Cette cartographie visera à réunir l'ensemble des données disponibles mais il faut rester modeste, car il n'est pas simple de les réunir. Ce sont des données dont disposent le ministère de l'agriculture, la direction générale de la concurrence, de la consommation et de la répression des fraudes, les douanes, la Commission européenne, mais aussi des organisations publiques, des fédérations professionnelles, voire des entreprises privées. Nous allons essayer de recenser ces données, de croiser ces sources et d'établir une mesure réelle aussi précise et détaillée que possible des volumes d'importation en France dans ces cinq filières sensibles. Nous n'avons pas d'observatoire, d'endroit qui centralise la mesure statistique de ces échanges commerciaux pour affiner, notamment, au niveau infranational. Les données statistiques sont partielles, et nous avons donc demandé à cette mission de faire ce travail de recensement et de « recollecte », de rassemblement des données ; c'est inédit, c'est innovant, et il faut être conscient de la difficulté de la mission.
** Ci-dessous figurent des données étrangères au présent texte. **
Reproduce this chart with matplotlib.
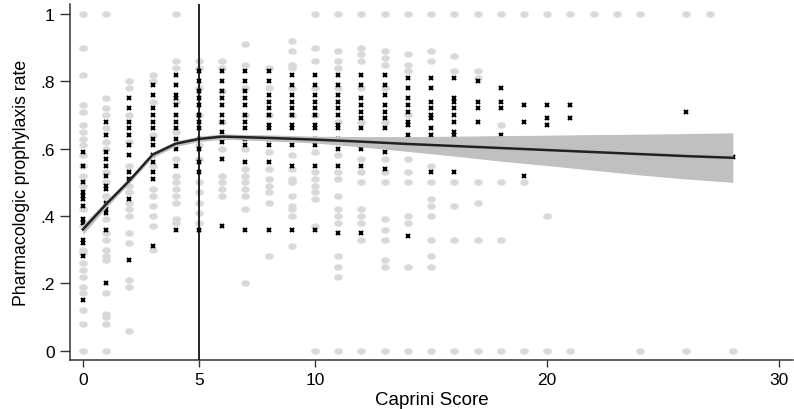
import numpy as np
import matplotlib
matplotlib.use("Agg")
import matplotlib.pyplot as plt
from matplotlib.path import Path
from matplotlib.transforms import Affine2D

plt.rcParams['font.family'] = ['Liberation Sans', 'DejaVu Sans']

# Caprini score columns 0..28
scores = list(range(29))

# light gray dots (per score)
gray_y = [
    [1.0, 0.90, 0.82, 0.73, 0.71, 0.67, 0.65, 0.63, 0.61, 0.58, 0.55, 0.52, 0.49, 0.42, 0.37, 0.30, 0.29, 0.26, 0.24, 0.22, 0.19, 0.17, 0.12, 0.08, 0.0],
    [1.0, 0.75, 0.72, 0.70, 0.66, 0.62, 0.60, 0.53, 0.50, 0.46, 0.39, 0.35, 0.33, 0.30, 0.28, 0.27, 0.17, 0.11, 0.10, 0.08, 0.0],
    [0.80, 0.78, 0.70, 0.62, 0.55, 0.49, 0.47, 0.44, 0.42, 0.40, 0.35, 0.32, 0.21, 0.19, 0.06],
    [0.82, 0.80, 0.74, 0.64, 0.55, 0.48, 0.46, 0.43, 0.40, 0.37, 0.30],
    [1.0, 0.86, 0.84, 0.74, 0.65, 0.57, 0.52, 0.50, 0.48, 0.46, 0.44, 0.39, 0.38],
    [0.86, 0.84, 0.78, 0.70, 0.61, 0.57, 0.50, 0.47, 0.44, 0.41, 0.38],
    [0.86, 0.84, 0.77, 0.68, 0.60, 0.52, 0.50, 0.48, 0.46],
    [0.91, 0.85, 0.78, 0.70, 0.60, 0.54, 0.52, 0.50, 0.48, 0.46, 0.42, 0.20],
    [0.84, 0.78, 0.70, 0.59, 0.54, 0.51, 0.49, 0.47, 0.44, 0.28],
    [0.92, 0.89, 0.85, 0.84, 0.78, 0.70, 0.58, 0.54, 0.51, 0.50, 0.46, 0.43, 0.42, 0.40, 0.31],
    [1.0, 0.90, 0.86, 0.78, 0.70, 0.59, 0.53, 0.51, 0.49, 0.47, 0.45, 0.37, 0.0],
    [1.0, 0.89, 0.86, 0.84, 0.78, 0.68, 0.58, 0.53, 0.51, 0.46, 0.42, 0.40, 0.38, 0.28, 0.25, 0.22, 0.0],
    [1.0, 0.90, 0.88, 0.86, 0.78, 0.68, 0.57, 0.53, 0.50, 0.42, 0.40, 0.38, 0.33, 0.0],
    [1.0, 0.89, 0.87, 0.85, 0.78, 0.68, 0.57, 0.53, 0.50, 0.39, 0.36, 0.33, 0.27, 0.25, 0.0],
    [1.0, 0.88, 0.85, 0.83, 0.70, 0.62, 0.57, 0.53, 0.50, 0.40, 0.38, 0.25, 0.0],
    [1.0, 0.89, 0.86, 0.60, 0.55, 0.50, 0.45, 0.43, 0.40, 0.33, 0.28, 0.25, 0.0],
    [1.0, 0.875, 0.83, 0.62, 0.50, 0.43, 0.33, 0.0],
    [1.0, 0.83, 0.81, 0.50, 0.44, 0.33, 0.0],
    [1.0, 0.67, 0.50, 0.33, 0.0],
    [1.0, 0.50, 0.0],
    [1.0, 0.40, 0.0],
    [1.0, 0.0],
    [1.0],
    [1.0],
    [1.0, 0.0],
    [],
    [1.0, 0.0],
    [1.0],
    [0.0],
]

# black x markers (per score)
cross_y = [
    [0.59, 0.55, 0.50, 0.47, 0.46, 0.45, 0.43, 0.39, 0.38, 0.33, 0.32, 0.28, 0.15],
    [0.68, 0.64, 0.59, 0.57, 0.55, 0.52, 0.49, 0.48, 0.44, 0.42, 0.41, 0.36, 0.20],
    [0.75, 0.72, 0.68, 0.66, 0.64, 0.61, 0.58, 0.53, 0.51, 0.45, 0.27],
    [0.79, 0.76, 0.72, 0.70, 0.68, 0.66, 0.63, 0.61, 0.58, 0.56, 0.53, 0.51, 0.31],
    [0.82, 0.79, 0.76, 0.75, 0.73, 0.70, 0.68, 0.66, 0.63, 0.60, 0.55, 0.36],
    [0.83, 0.80, 0.77, 0.75, 0.73, 0.70, 0.68, 0.66, 0.63, 0.60, 0.56, 0.53, 0.36],
    [0.83, 0.80, 0.77, 0.75, 0.73, 0.70, 0.68, 0.65, 0.62, 0.57, 0.37],
    [0.83, 0.80, 0.77, 0.75, 0.73, 0.70, 0.68, 0.66, 0.63, 0.61, 0.56, 0.36],
    [0.83, 0.80, 0.76, 0.74, 0.72, 0.70, 0.67, 0.66, 0.63, 0.61, 0.56, 0.36],
    [0.82, 0.79, 0.76, 0.74, 0.72, 0.70, 0.67, 0.66, 0.61, 0.55, 0.36],
    [0.82, 0.79, 0.76, 0.74, 0.72, 0.70, 0.67, 0.66, 0.63, 0.61, 0.55, 0.36],
    [0.82, 0.79, 0.76, 0.74, 0.72, 0.70, 0.67, 0.66, 0.63, 0.60, 0.55, 0.35],
    [0.82, 0.79, 0.75, 0.73, 0.71, 0.69, 0.66, 0.60, 0.55, 0.35],
    [0.82, 0.79, 0.76, 0.73, 0.71, 0.69, 0.66, 0.59, 0.54],
    [0.81, 0.78, 0.75, 0.73, 0.71, 0.68, 0.67, 0.64, 0.34],
    [0.81, 0.78, 0.74, 0.72, 0.70, 0.69, 0.66, 0.64, 0.53],
    [0.81, 0.75, 0.74, 0.72, 0.70, 0.68, 0.65, 0.64, 0.53],
    [0.80, 0.74, 0.72, 0.68],
    [0.78, 0.74, 0.72, 0.64],
    [0.73, 0.68, 0.52],
    [0.73, 0.69, 0.67],
    [0.73, 0.69],
    [], [], [], [],
    [0.71],
    [],
    [0.575],
]

# fitted curve with confidence band
fit_x = [0, 1, 2, 3, 4, 5, 6, 7, 8, 10, 12, 14, 16, 18, 20, 22, 24, 26, 28]
fit_y = [0.36, 0.435, 0.505, 0.582, 0.615, 0.629, 0.636, 0.634, 0.632, 0.627, 0.621, 0.614, 0.608, 0.602, 0.596, 0.590, 0.584, 0.578, 0.573]
ci_lo = [0.345, 0.425, 0.497, 0.574, 0.607, 0.621, 0.628, 0.626, 0.623, 0.617, 0.605, 0.592, 0.578, 0.563, 0.550, 0.536, 0.522, 0.510, 0.500]
ci_hi = [0.375, 0.445, 0.513, 0.590, 0.623, 0.637, 0.644, 0.642, 0.641, 0.637, 0.636, 0.636, 0.637, 0.639, 0.640, 0.642, 0.643, 0.645, 0.647]

fig = plt.figure(figsize=(7.94, 4.10), dpi=100)
ax = fig.add_axes([0.088, 0.12, 0.911, 0.868])

# the reference looks stretched sideways, so the dots are wide ovals
oval = Path.unit_circle().transformed(Affine2D().scale(1.0, 0.75))

gx, gy, cx, cy = [], [], [], []
for s in scores:
    gx += [s] * len(gray_y[s])
    gy += gray_y[s]
    cx += [s] * len(cross_y[s])
    cy += cross_y[s]

ax.plot(gx, gy, linestyle='none', marker=oval, ms=6.2, color='#d9d9d9', mec='none', zorder=1)
ax.plot(cx, cy, linestyle='none', marker='x', ms=3.4, mew=1.5, color='black', zorder=2)

ax.fill_between(fit_x, ci_lo, ci_hi, color='#c0c0c0', lw=0, zorder=3)
ax.plot(fit_x, fit_y, color='#222222', lw=1.8, zorder=4)

ax.axvline(5, color='black', lw=1.2, zorder=5)

ax.set_xlim(-0.56, 30.6)
ax.set_ylim(-0.027, 1.03)
ax.set_xticks([0, 5, 10, 20, 30])
ax.set_yticks([0, 0.2, 0.4, 0.6, 0.8, 1.0])
ax.set_yticklabels(['0', '.2', '.4', '.6', '.8', '1'])
ax.tick_params(axis='x', labelsize=12.5, length=5, width=1, color='#333333', pad=4)
ax.tick_params(axis='y', labelsize=12.5, length=7, width=1, color='#333333', pad=4)
ax.set_xlabel('Caprini Score', fontsize=13.5, labelpad=3)
ax.set_ylabel('Pharmacologic prophylaxis rate', fontsize=12.7, labelpad=7)

for sp in ['top', 'right']:
    ax.spines[sp].set_visible(False)
for sp in ['left', 'bottom']:
    ax.spines[sp].set_linewidth(1.1)
    ax.spines[sp].set_color('#333333')

fig.savefig('out.png', dpi=100)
J'ai encore vu Anne Perrot il y a deux jours, qui me disait que c'était quand même une entreprise de grande envergure, mais elle a bien compris que le sens de cette démarche est de faire quelque chose qui puisse être applicable bien sûr au CETA mais aussi, ensuite, à d'autres accords. L'idée est de construire un outil pour disposer de ces données.